Demanding and conscious of appearances—including his standing on global rich lists—Alwaleed has had “something of a mixed reputation” outside the kingdom, says Marcus Chenevix, an analyst at investment research firm TS Lombard in London. “International investors see him as a man who talks a very big game and sometimes performed, but often didn’t,” he says. Still, Alwaleed has been for much of the world an unofficial ambassador of Saudi Arabia and its spending power. He’s been modern and outward-looking, if sometimes ostentatious, in a country better known for secrecy and severe conservatism. Alwaleed has pushed for the right of Saudi women to drive and work. He hired the country’s first female pilot to fly his private jets, and most of his staff are women.
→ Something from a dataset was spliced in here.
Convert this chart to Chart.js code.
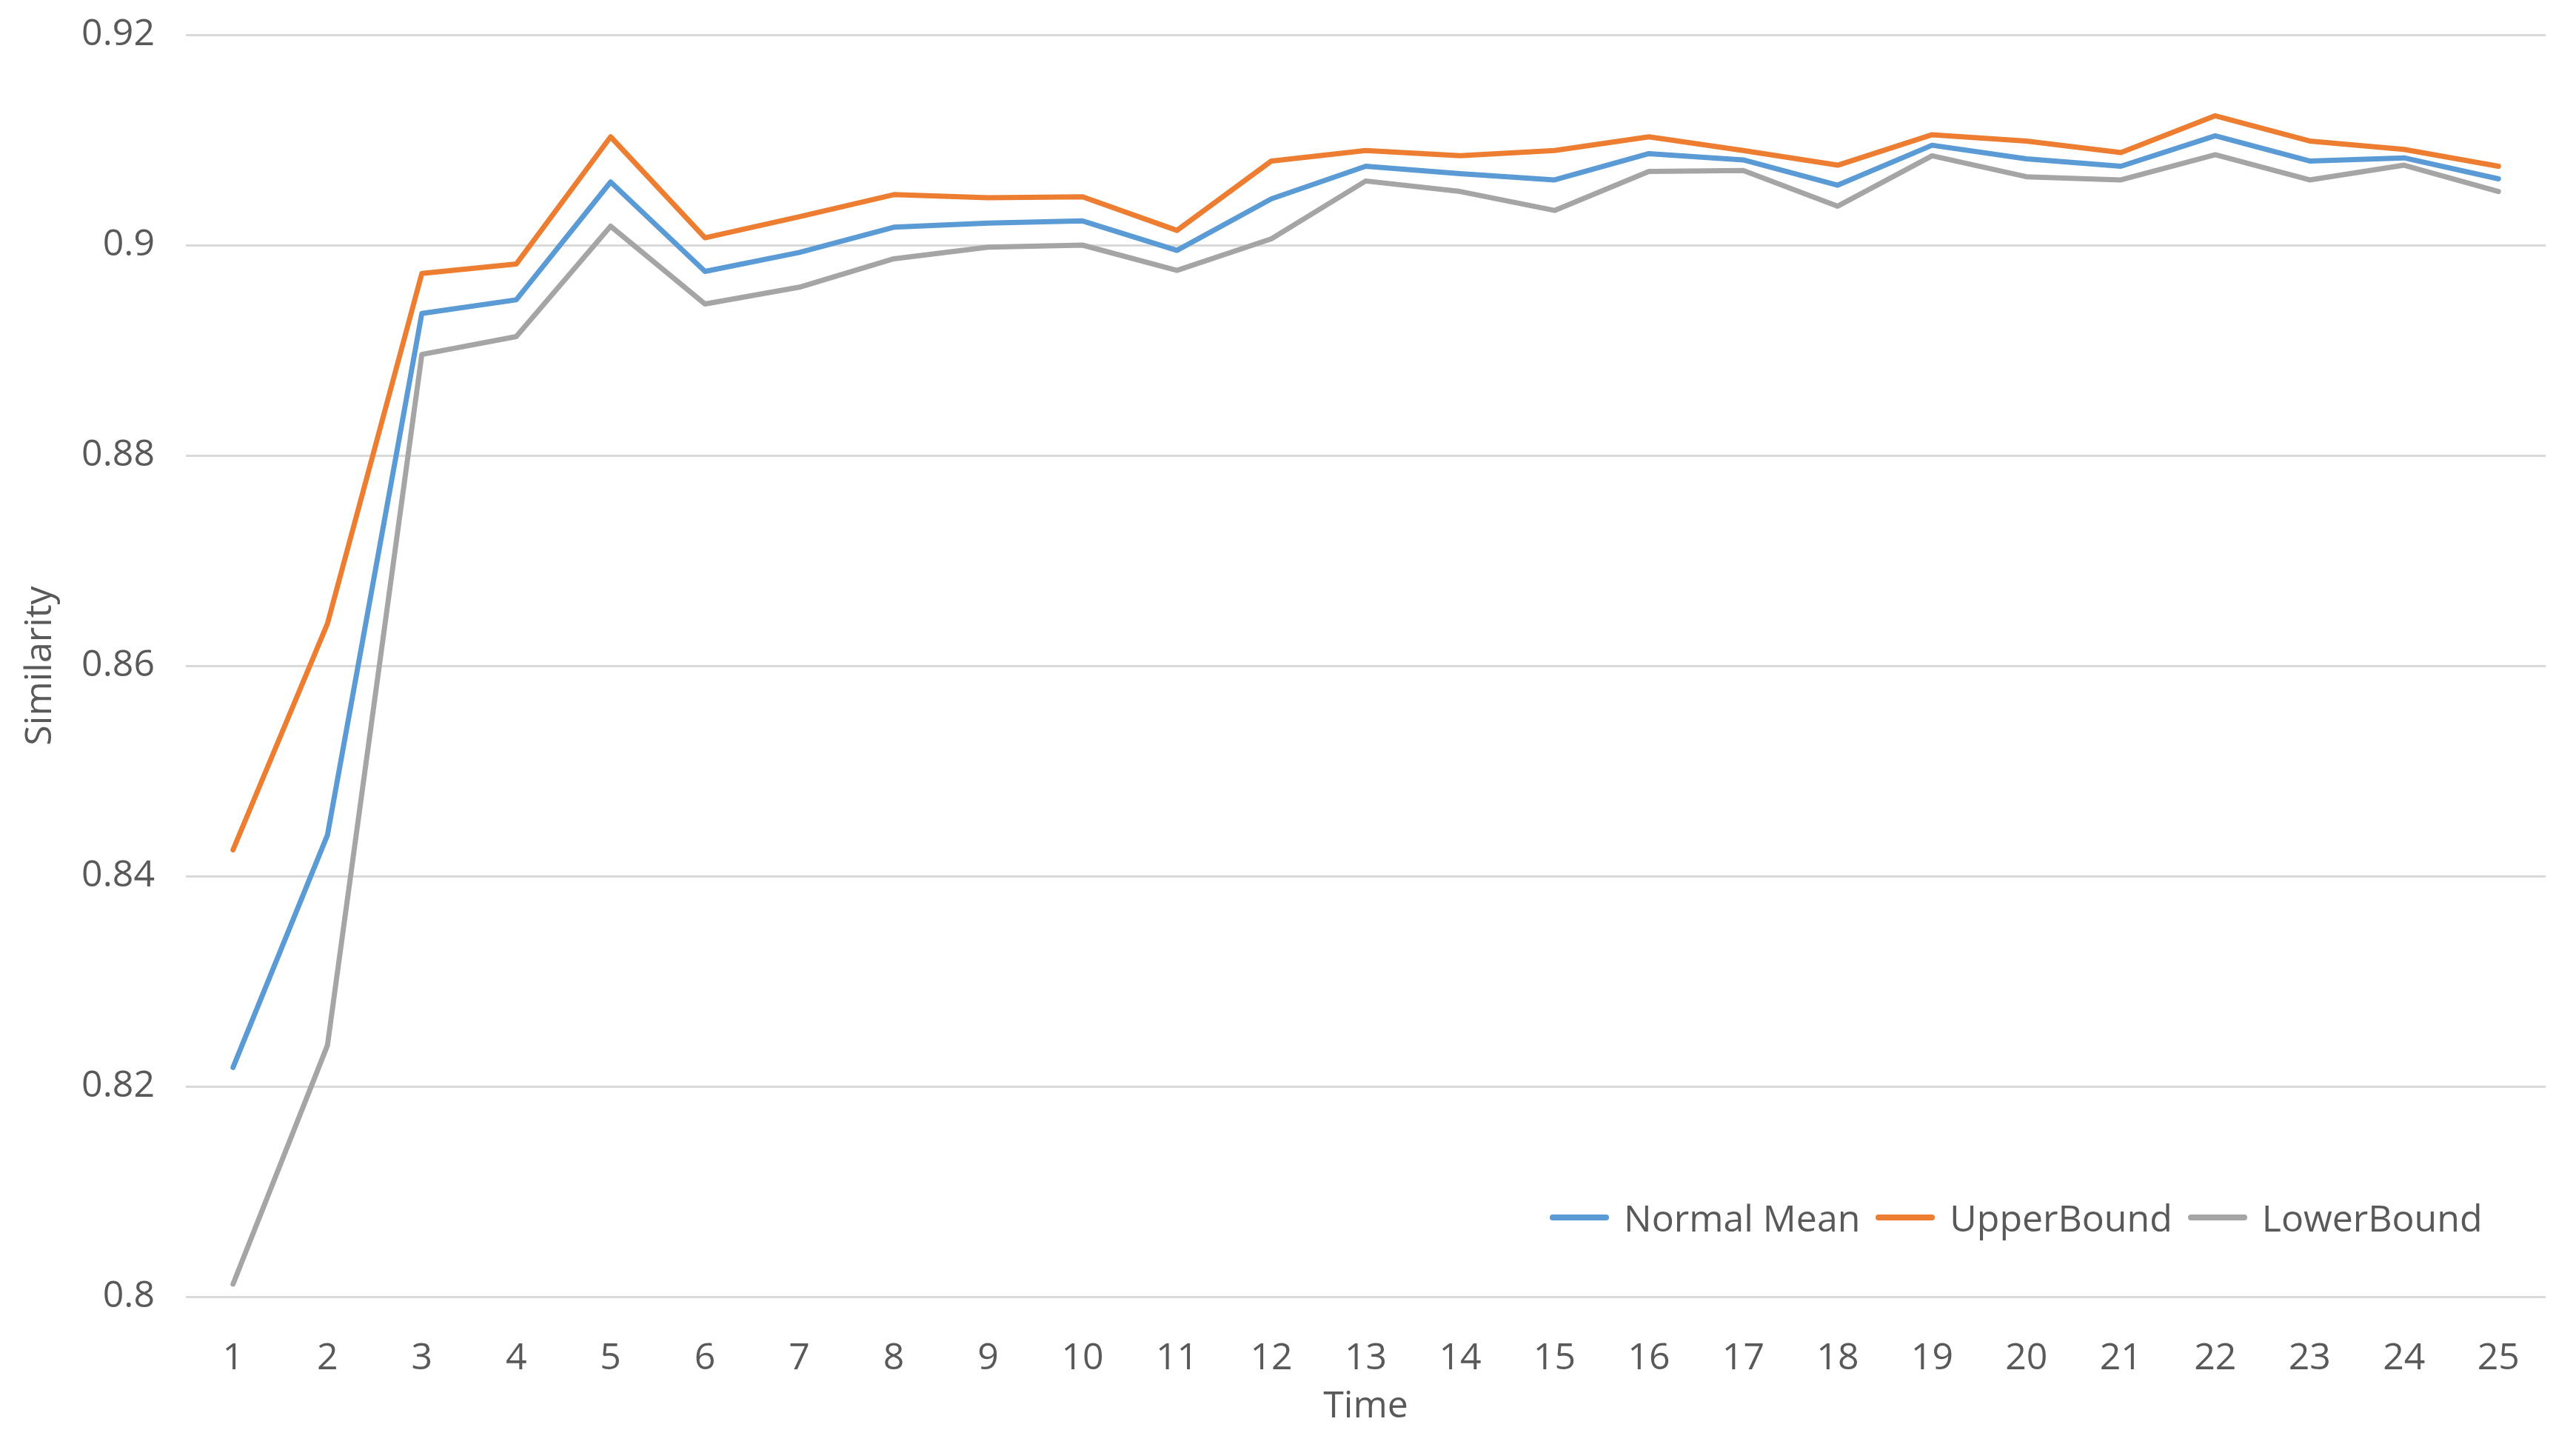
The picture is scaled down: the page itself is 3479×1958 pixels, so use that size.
<!doctype html>
<html>
<head>
    <title>Similarity over Time</title>
    <script src="https://cdn.jsdelivr.net/npm/chart.js"></script>
    <style>
        body { margin: 0; background: #ffffff; }
        #wrap { position: relative; width: 3479px; height: 1958px; }
        #legenda {
            position: absolute; left: 2093px; top: 1612px;
            display: flex; align-items: center; height: 64px;
            font-family: 'Open Sans'; font-size: 50px; color: #595959; white-space: nowrap;
        }
        #legenda .linha { width: 80px; height: 8px; border-radius: 4px; margin-right: 20px; }
        #legenda .item { display: flex; align-items: center; margin-right: 21px; }
    </style>
</head>
<body>
    <div id="wrap">
        <canvas id="grafico" width="3479" height="1958"></canvas>
        <div id="legenda"></div>
    </div>

    <script>
        // Dados
        var tempos = ['1','2','3','4','5','6','7','8','9','10','11','12','13','14','15','16','17','18','19','20','21','22','23','24','25'];
        var normalMean = [0.8218, 0.8439, 0.8935, 0.8948, 0.9060, 0.8975, 0.8993, 0.9017, 0.9021, 0.9023, 0.8995, 0.9044, 0.9075,
                          0.9068, 0.9062, 0.9087, 0.9081, 0.9057, 0.9095, 0.9082, 0.9075, 0.9104, 0.9080, 0.9083, 0.9063];
        var upperBound = [0.8425, 0.8640, 0.8973, 0.8982, 0.9103, 0.9007, 0.9027, 0.9048, 0.9045, 0.9046, 0.9014, 0.9080, 0.9090,
                          0.9085, 0.9090, 0.9103, 0.9090, 0.9076, 0.9105, 0.9099, 0.9088, 0.9123, 0.9099, 0.9091, 0.9075];
        var lowerBound = [0.8012, 0.8239, 0.8896, 0.8913, 0.9018, 0.8944, 0.8960, 0.8987, 0.8998, 0.9000, 0.8976, 0.9006, 0.9061,
                          0.9051, 0.9033, 0.9070, 0.9071, 0.9037, 0.9085, 0.9065, 0.9062, 0.9086, 0.9062, 0.9076, 0.9051];

        Chart.defaults.font.family = "'Open Sans'";
        Chart.defaults.font.size = 50;
        Chart.defaults.color = '#595959';

        function serie(nome, valores, cor) {
            return {
                label: nome,
                data: valores,
                borderColor: cor,
                backgroundColor: cor,
                borderWidth: 7,
                pointRadius: 0,
                tension: 0,
                borderJoinStyle: 'round',
                borderCapStyle: 'round'
            };
        }

        var grafico = new Chart(document.getElementById('grafico').getContext('2d'), {
            type: 'line',
            data: {
                labels: tempos,
                datasets: [
                    serie('Normal Mean', normalMean, '#5B9BD5'),
                    serie('UpperBound', upperBound, '#ED7D31'),
                    serie('LowerBound', lowerBound, '#A5A5A5')
                ]
            },
            options: {
                responsive: false,
                animation: false,
                devicePixelRatio: 1,
                layout: { padding: { top: 47, right: 41, left: 0, bottom: 0 } },
                plugins: {
                    legend: { display: false },
                    tooltip: { enabled: false }
                },
                scales: {
                    x: {
                        offset: true,
                        grid: { display: false },
                        border: { display: false },
                        ticks: { padding: 46, maxRotation: 0, autoSkip: false },
                        title: { display: true, text: 'Time', padding: { top: 0, bottom: 28 } },
                        afterFit: function (escala) {
                            escala.height = 207;
                            escala.paddingLeft = 0;
                            escala.paddingRight = 0;
                        }
                    },
                    y: {
                        min: 0.8,
                        max: 0.92,
                        border: { display: false },
                        grid: { color: '#D9D9D9', lineWidth: 3, drawTicks: false },
                        ticks: {
                            stepSize: 0.02,
                            padding: 42,
                            callback: function (v) { return parseFloat(v.toFixed(2)).toString(); }
                        },
                        title: { display: true, text: 'Similarity', padding: { top: 25, bottom: 0 } },
                        afterFit: function (escala) {
                            escala.width = 251;
                            escala.paddingTop = 0;
                            escala.paddingBottom = 0;
                        }
                    }
                }
            }
        });

        // Legenda dentro da área do gráfico, canto inferior direito
        var legenda = document.getElementById('legenda');
        grafico.data.datasets.forEach(function (ds) {
            var item = document.createElement('div');
            item.className = 'item';
            var linha = document.createElement('div');
            linha.className = 'linha';
            linha.style.background = ds.borderColor;
            var texto = document.createElement('span');
            texto.textContent = ds.label;
            item.appendChild(linha);
            item.appendChild(texto);
            legenda.appendChild(item);
        });
    </script>
</body>
</html>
Such views make it all the more unusual that he was targeted in the crackdown, says Jane Kinninmont, an analyst at Chatham House, a London-based think tank. The 32-year-old Prince Mohammed, the heir to the throne who’s seen as wielding most of the power in the kingdom, has made liberalizing Saudi Arabia’s stringent religious strictures a cornerstone of his agenda. In public, Alwaleed has only praised the crown prince. Still, there might be some mistrust of someone who has a track record of being outspoken. Prince Mohammed could also be wary of Alwaleed’s branch of the royal family. The billionaire’s father, known as the “red prince,” was exiled in the 1960s for criticizing the royal family.
The decision to arrest the country’s most prominent global investor, a partner of Gates and a friend to Murdoch, seems risky at a moment when the crown prince has been courting foreign capital. The kingdom is trying to sell a stake in its state-owned oil company in what could be the largest-ever initial public offering.
The shares of Alwaleed’s Kingdom Holding fell 21 percent in the four days following the first reports of the crackdown. But gauging the financial fallout from the arrest is complicated by the opacity of his holdings. Kingdom Holding’s free float is only 5 percent, which makes it more difficult for investors to trade shares. The company also doesn’t specify the exact size of its public stakes, and many of Alwaleed’s interests fall below the disclosure threshold and don’t have to be reported in filings. The billionaire often invests personally in equities, alongside Kingdom Holding. He’s declined repeated requests for details on his public and private assets. In a Nov. 6 statement, Kingdom’s CEO said the company “enjoys a solid financial position.”
The biggest unanswered question is whether Alwaleed is a victim of a brash attempt by Prince Mohammed to consolidate power or just another corrupt royal at long last brought to heel. The governor of the Saudi Arabian Monetary Authority said on Nov. 7 that they froze personal bank accounts of individuals in the crackdown but not those of their companies. If that were to change, it would indicate the crown prince was angling to take down a rival, says Kinninmont. “The government is very much trying to send a message that these arrests are about cleaning up to make a better environment for investing,” she says. “If they were to seize Alwaleed’s stakes in major international companies, that would really muddy the waters.”